Alors, pourquoi faire le choix de l’abstention ? Par désenchantement. 44 % des électeurs certains de ne pas aller voter au premier tour pensent que ces élections ne changeront rien à leur vie quotidienne. Ils sont ensuite 39 % à ne pas voter pour manifester leur mécontentement à l’égard des hommes politiques en général.
L’abstention est donc, dans certains cas, le résultat d’un comportement paradoxal : ne pas s’exprimer par le biais du vote pour exprimer son mécontentement.
Considérations personnelles
Luc Rouban, directeur de recherche au CNRS, explique, dans une étude d’octobre 2013((Du vote de classe au vote privatif )) (qui ne porte pas sur l’abstention), que « les électeurs se décident de plus en plus sur la base de considérations personnelles et de moins en moins à partir d’une position de classe, d’un groupe de référence voire d’une situation professionnelle ».

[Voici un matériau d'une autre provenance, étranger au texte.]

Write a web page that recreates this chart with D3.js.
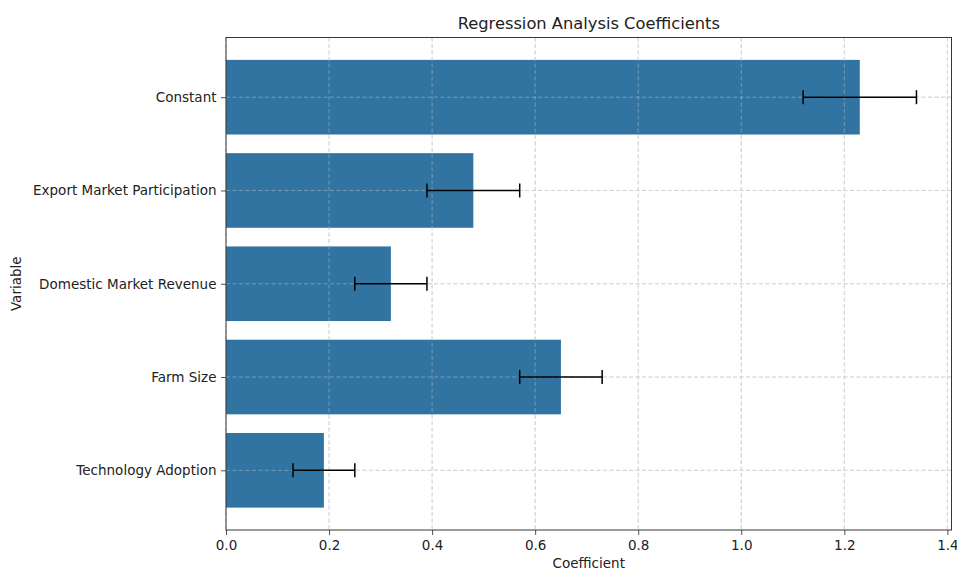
<!DOCTYPE html>
<html><head><meta charset="utf-8">
<script src="https://cdn.jsdelivr.net/npm/d3@7"></script>
<style>body{margin:0;background:#fff}svg{font-family:"DejaVu Sans",sans-serif}</style>
</head><body><svg id="c" width="957" height="570"></svg>
<script>
const categories = ["Constant","Export Market Participation","Domestic Market Revenue","Farm Size","Technology Adoption"];
const coefficients = [1.23, 0.48, 0.32, 0.65, 0.19];
const errors = [0.11, 0.09, 0.07, 0.08, 0.06];
const xTicks = [0.0,0.2,0.4,0.6,0.8,1.0,1.2,1.4];

const svg = d3.select("#c");
const L=226, R=951.5, T=37.5, B=530;
const x = d3.scaleLinear().domain([0,1.408]).range([L,R]);
const y = d3.scaleLinear().domain([-0.64,4.64]).range([T,B]);
const grid = "#cccccc";

function drawGrid(op){
  svg.append("g").selectAll("line").data(xTicks).join("line")
    .attr("x1",d=>x(d)).attr("x2",d=>x(d)).attr("y1",T).attr("y2",B)
    .attr("stroke",grid).attr("stroke-opacity",op).attr("stroke-width",0.8).attr("stroke-dasharray","4,2.5");
  svg.append("g").selectAll("line").data(categories).join("line")
    .attr("y1",(d,i)=>y(i)).attr("y2",(d,i)=>y(i)).attr("x1",L).attr("x2",R)
    .attr("stroke",grid).attr("stroke-opacity",op).attr("stroke-width",0.8).attr("stroke-dasharray","4,2.5");
}
drawGrid(1);

// bars
svg.append("g").selectAll("rect").data(coefficients).join("rect")
  .attr("x",x(0)).attr("y",(d,i)=>y(i-0.4)).attr("width",d=>x(d)-x(0))
  .attr("height",(d,i)=>y(i+0.4)-y(i-0.4)).attr("fill","#3274a1");

drawGrid(0.55);

// error bars
const eg = svg.append("g").attr("stroke","#000").attr("stroke-width",1.5);
coefficients.forEach((v,i)=>{
  const e=errors[i];
  eg.append("line").attr("x1",x(v-e)).attr("x2",x(v+e)).attr("y1",y(i)).attr("y2",y(i));
  [v-e,v+e].forEach(p=>eg.append("line").attr("x1",x(p)).attr("x2",x(p)).attr("y1",y(i)-7).attr("y2",y(i)+7));
});

// axes
const xa = svg.append("g").attr("transform",`translate(0,${B})`)
  .call(d3.axisBottom(x).tickValues(xTicks).tickFormat(d3.format(".1f")).tickSizeOuter(0).tickSize(5).tickPadding(4));
const ya = svg.append("g").attr("transform",`translate(${L},0)`)
  .call(d3.axisLeft(d3.scaleOrdinal().domain(categories).range(categories.map((c,i)=>y(i)))).tickSizeOuter(0).tickSize(5).tickPadding(4.5));
[xa,ya].forEach(a=>{a.attr("font-family","DejaVu Sans").attr("font-size",13.5);a.select(".domain").remove();a.selectAll("text").attr("fill","#222");a.selectAll("line").attr("stroke","#222").attr("stroke-width",0.8);});
xa.selectAll("text").attr("dy","0.8em");

svg.append("rect").attr("x",L).attr("y",T).attr("width",R-L).attr("height",B-T)
  .attr("fill","none").attr("stroke","#222").attr("stroke-width",0.9);

// labels
svg.append("text").attr("x",(L+R)/2).attr("y",29).attr("text-anchor","middle").attr("font-size",16.3).attr("fill","#222").text("Regression Analysis Coefficients");
svg.append("text").attr("x",(L+R)/2).attr("y",568).attr("text-anchor","middle").attr("font-size",13.5).attr("fill","#222").text("Coefficient");
svg.append("text").attr("transform",`translate(21,${(T+B)/2}) rotate(-90)`).attr("text-anchor","middle").attr("font-size",13.5).attr("fill","#222").text("Variable");
</script></body></html>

L’abstention, comme le vote blanc qui sera reconnu lors des prochaines élections européennes, serait un instrument à la disposition de l’électeur pour montrer que le candidat qui lui correspond le mieux n’existe pas.

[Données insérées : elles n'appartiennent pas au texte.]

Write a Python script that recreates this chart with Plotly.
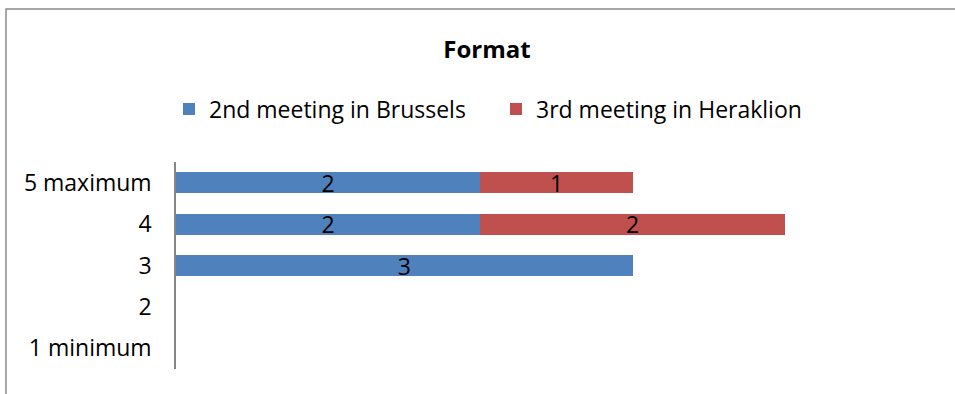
import plotly.graph_objects as go

categories = ["1 minimum", "2", "3", "4", "5 maximum"]
brussels = [0, 0, 3, 2, 2]
heraklion = [0, 0, 0, 2, 1]
series_names = ["2nd meeting in Brussels", "3rd meeting in Heraklion"]
colors = ["#4F81BD", "#C0504D"]

FONT = "'Open Sans', sans-serif"
FS = 23

def labels(vals):
    return [str(v) if v else "" for v in vals]

fig = go.Figure()
for name, vals, col in zip(series_names, [brussels, heraklion], colors):
    fig.add_trace(go.Bar(
        y=categories, x=vals, name=name, orientation="h",
        marker=dict(color=col, line=dict(width=0)),
        text=labels(vals), textposition="inside", insidetextanchor="middle",
        textfont=dict(color="black", size=FS, family=FONT),
        textangle=0, constraintext="none", cliponaxis=False,
    ))

fig.update_layout(
    width=955, height=394,
    barmode="stack", bargap=0.49,
    uniformtext=dict(minsize=FS, mode="show"),
    margin=dict(l=176, r=18, t=162, b=25),
    paper_bgcolor="white", plot_bgcolor="white",
    font=dict(family=FONT, size=FS, color="black"),
    title=dict(text="<b>Format</b>", x=487/955, xref="container", xanchor="center",
               y=1 - 50/394, yref="container", yanchor="middle",
               font=dict(size=24, family=FONT, color="black")),
    legend=dict(orientation="h", x=496/955, xref="container", xanchor="center",
                y=1 - 109/394, yref="container", yanchor="middle",
                font=dict(size=FS, family=FONT), traceorder="normal",
                entrywidth=282),
    showlegend=True,
    xaxis=dict(range=[0, 5], visible=False, fixedrange=True),
    yaxis=dict(categoryorder="array", categoryarray=categories,
               showline=True, linecolor="#868686", linewidth=1.5,
               ticks="", showgrid=False, ticklabelstandoff=18,
               tickfont=dict(size=FS, family=FONT, color="black")),
    shapes=[dict(type="rect", xref="paper", yref="paper",
                 x0=(6 - 176) / 761, x1=1.2, y0=-0.5, y1=1 + (162 - 9) / 207,
                 line=dict(color="#8c8c8c", width=1.5), layer="below")],
)

fig.write_html("out.html")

Anne Muxel, chercheuse au CNRS, le souligne dans un entretien à Francetv info : les critères habituels, jeunesse, chômage, faible niveau d’instruction n’expliquent plus la totalité de l’abstention. Celle-ci se renforce alors même que le niveau d’instruction général dans la société augmente. Elle distingue « plusieurs visages » à l’abstention.
Ainsi 12 % de personnes qui ne votent jamais, par déficit d’insertion. D’autres personnes ne peuvent voter pour des raisons pratiques, car absentes, n’ayant fait de procuration…
Geste politique
Reste, selon Anne Muxel, « une abstention de nature politique » qui trouve son origine dans la volonté de pénaliser une équipe ou dans le fait de ne pas se reconnaître dans l’offre électorale. Cela signifie-t-il un retrait de la vie politique active ? Pas nécessairement, car ces personnes alternent vote et non-vote. Elles sont de plus en plus nombreuses à le faire. Et certains participent différemment à la vie politique, par le biais de l’engagement associatif, ou par « des mobilisations plus directes comme des manifestations ou des mouvements de rue ».
Quelles que soient les explications conjoncturelles, l’abstention aux élections municipales progresse en réalité depuis 1959, lorsqu’elle ne représentait que 25,2 % des électeurs.